A survey of interlayer interaction models for graphene and other 2D materials
Gourav Yadav, Shakti S. Gupta, Roger A. Sauer
TL;DR
The paper surveys interlayer van der Waals mechanical models for graphene and other 2D materials, addressing both normal adhesion and tangential friction across continuous and discrete interfaces. It integrates atomistic (DFT/MD) and continuum (FEM, CGC, SSIP) approaches, emphasizing multiscale strategies that reduce computational cost while preserving key physics such as Moiré patterns, surface reconstructions, and superlubricity. Key contributions include systematic formulations of CGC for coarse-grained contact, Fourier-based descriptions of adhesion energy for homointerfaces, GSFE frameworks for heterointerfaces, and a suite of analytical and computational friction models (PT, FK, FKT) that capture stick-slip and depinning phenomena. The work highlights how elasticity, misorientation, and scale affect interfacial behavior, offering guidance for designing vdW heterostructures with tailored tribological properties and pointing to future directions in scaling, defect effects, and thermomechanical coupling. The results hold significance for nanotribology and the engineering of layered vdW materials, where controlling adhesion and friction is crucial for reliability and performance.
Abstract
This work presents a survey of mechanical models describing van der Waals interactions between 2D materials, encompassing both continuous elastomer-like materials and discrete (crystalline) 2D materials such as graphene.
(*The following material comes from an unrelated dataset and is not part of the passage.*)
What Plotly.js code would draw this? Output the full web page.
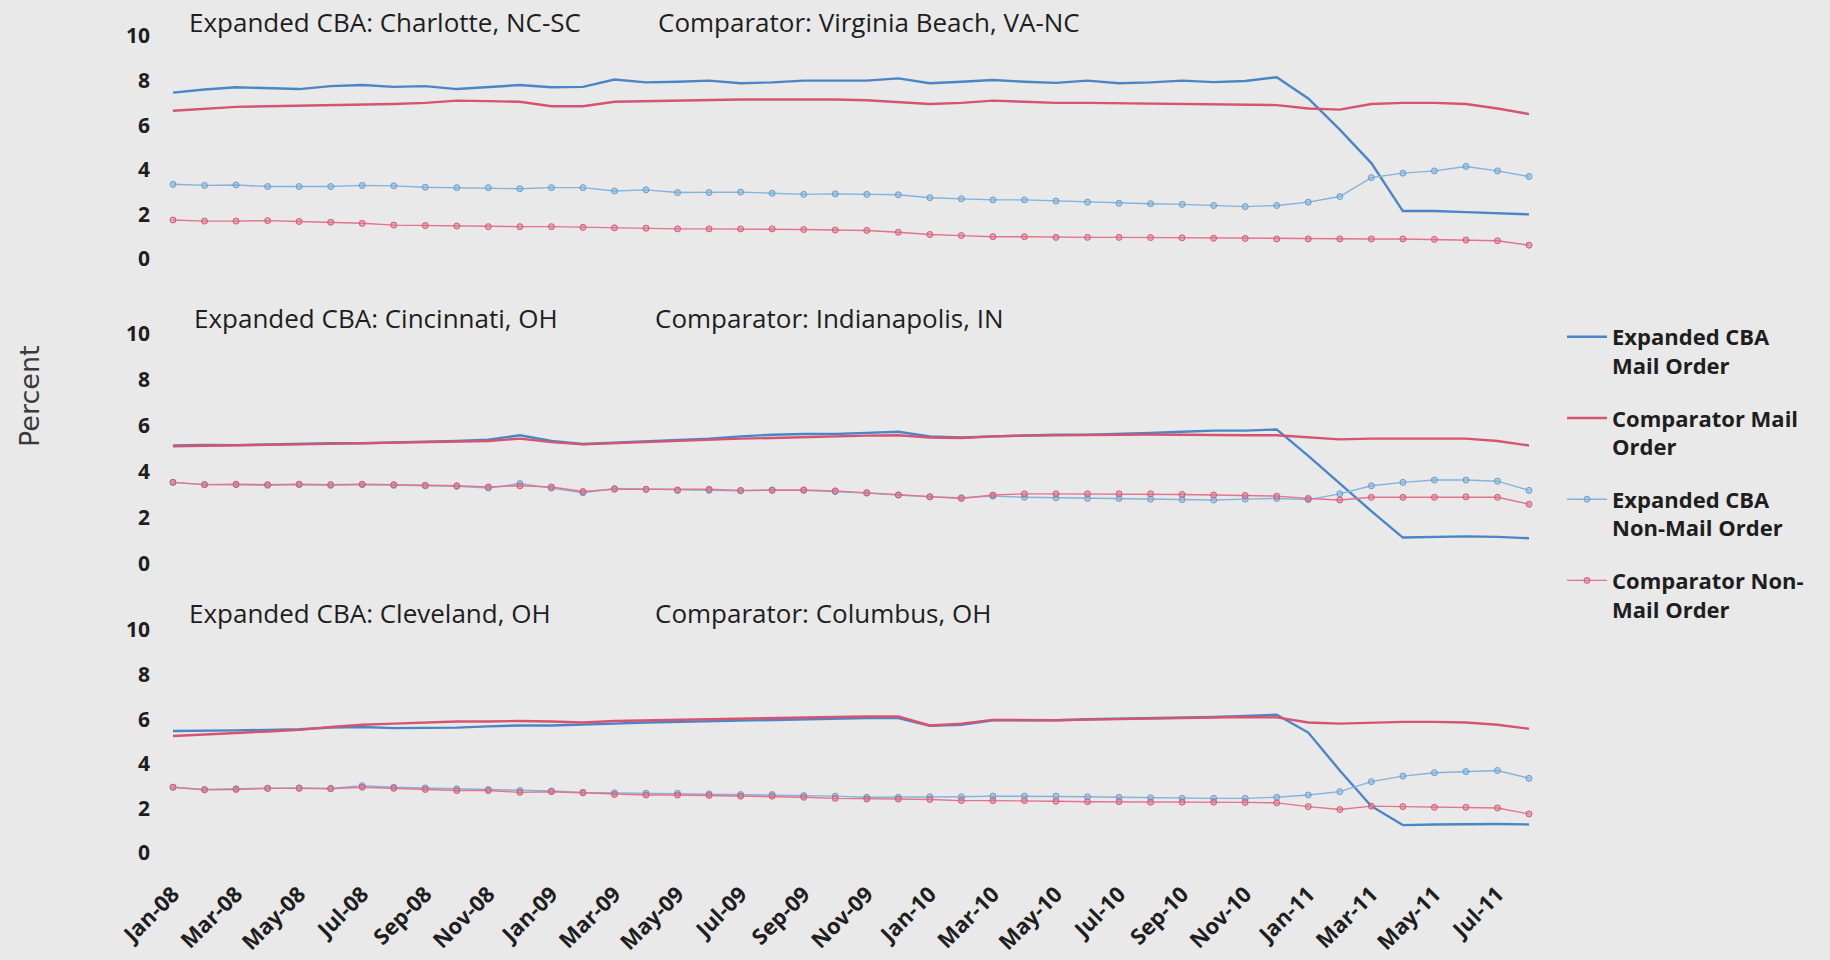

These interactions give rise to a range of physical phenomena, including contact instabilities, Moiré patterns, surface reconstructions, and superlubricity. The underlying contact forces follow from the variation of an interfacial interaction potential. The presentation first discusses normal contact models, and then tangential contact models. Both atomistic and continuum approaches are considered. In addition, the influence of external loading and changes in length scale on the ground state configuration and frictional contact behavior are analyzed. A particular emphasis is placed on discussing strategies that reduce computational cost in multiscale modeling.